Mark Penny talks about writing “The Golden Pig”
with his brother Jonathan
It all started in the early
90s. Jon was living in Luton and working in North London, I was based in
Solihull. We were fed up. On one of my infrequent visits to see him he passed me
half a dozen sheets of badly-typed A4 about an incompetent detective called
Hymie Goldman, whose life was a heap of garbage. It struck a chord and made me
laugh out loud. I suggested we wrote a novel together about the character,
taking it in turns to write the next instalment. We did.
At first there wasn’t a plot,
it was just a rambling series of episodes, in which we each tried to outdo the
other in terms of gags, dialogue, characters and action. The characters seemed
to develop lives of their own. By the time we had written the first hundred
pages it had become a novel in search of a plot. At this point I hacked it apart
and spot-welded the best stuff together to see where it might lead poor old
Hymie. Jon was still writing whatever he felt like, but I at least had an idea
where the plot was heading.
The first complete draft was
finished in 1993. It was something of a car crash – full of incident and pathos
but reminiscent of a life tragically cut short. We added more gags then sent it
to Hamish Hamilton, who said it “had potential but wasn’t really for them”,
which we interpreted as “get lost, you’re rubbish” then gave it up as a bad job
and filed it down the back of a radiator. Eons passed.

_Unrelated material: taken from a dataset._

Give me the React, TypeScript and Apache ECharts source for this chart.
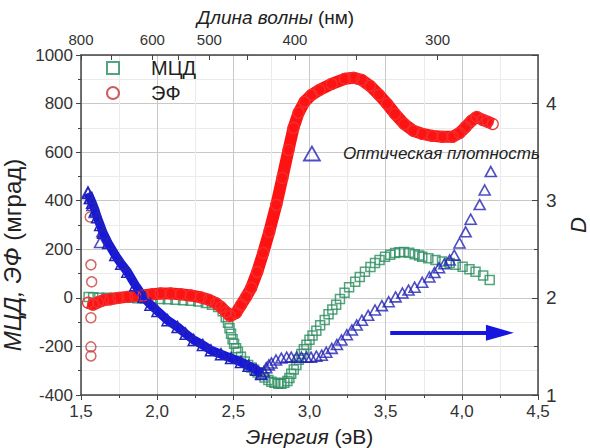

Following redundancy in 2007 I
rediscovered the manuscript while re-decorating the house, re-wrote it, and sent
it to The Literary Consultancy for appraisal. They enthused about it but
suggested re-writes, so I re-wrote it over again.
Finally it’s finished, in all
its anarchic glory. Hymie Goldman deserves a medal for surviving the hell we put
him through, but he’s a survivor. So do read “The Golden Pig” – it’s more
fun than reading about how the authors wrote it, that’s for sure.